3 Min Read
(Adds portfolio manager comment, details; updates prices)
* TSX ends down 278.59 points, or 2.19 percent, at 12,448.21
* Nine of the TSX's 10 main groups fall
By Alastair Sharp
TORONTO, Jan 7 (Reuters) - Canada's benchmark stock index slid on Thursday to its lowest level in nearly two-and-a-half years as investors worried about China's equities market and oil prices pushed ever lower.
Losses were broad and deep, with energy stocks retreating 4.2 percent, industrials shedding 2.5 percent and financials down 2.2 percent. Thirty-nine stocks posted fresh 52-week lows.
"Right now people are taking maximum negativity and factoring that out into the marketplace," said Irwin Michael, a portfolio manager at ABC Funds. "The path of least resistance is down."
The Toronto Stock Exchange's S&P/TSX composite index ended the day down 278.59 points, or 2.19 percent, at 12,448.21.
That was its seventh straight decline and sharpest one-day loss since Dec. 7, pushing the index to its lowest level since August 2013.

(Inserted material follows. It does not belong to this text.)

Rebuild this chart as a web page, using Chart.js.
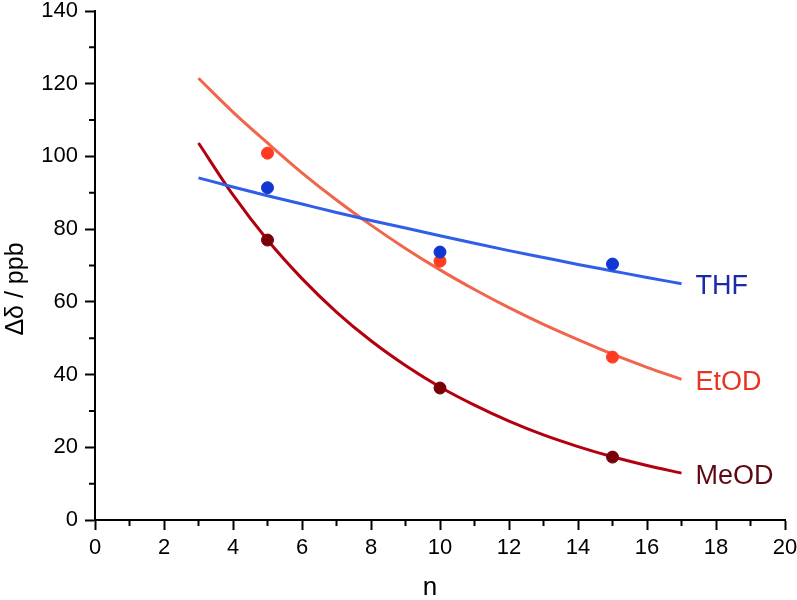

Of the 10 main sectors, only the materials group closed in positive territory, thanks to gains in gold miners as bullion hit a seven-week high.
Tumult in China, where equities trading was suspended for a second time this week, has hurt markets across the globe as investors worry about weaker demand from the world's second-largest economy.
Oil slid below $33 a barrel as China's troubles added to concerns about near-record production and massive stockpiles of unwanted crude and refined products.
The most influential weights on the Canadian index included Canadian Natural Resources, which lost 6.2 percent to C$27.53, and Suncor Energy Inc, which declined 2.4 percent to C$33.30.
U.S. crude prices settled down 2.1 percent at $33.27 a barrel, while Brent lost 1.6 percent to $33.69 a barrel.
Royal Bank of Canada declined 1.8 percent to C$70.25 and Toronto-Dominion Bank <TD.TO lost 2.2 percent to C$51.03.
Gold futures rose 1.5 percent to $1,109 an ounce, and the top five gainers of the index were all precious metal miners.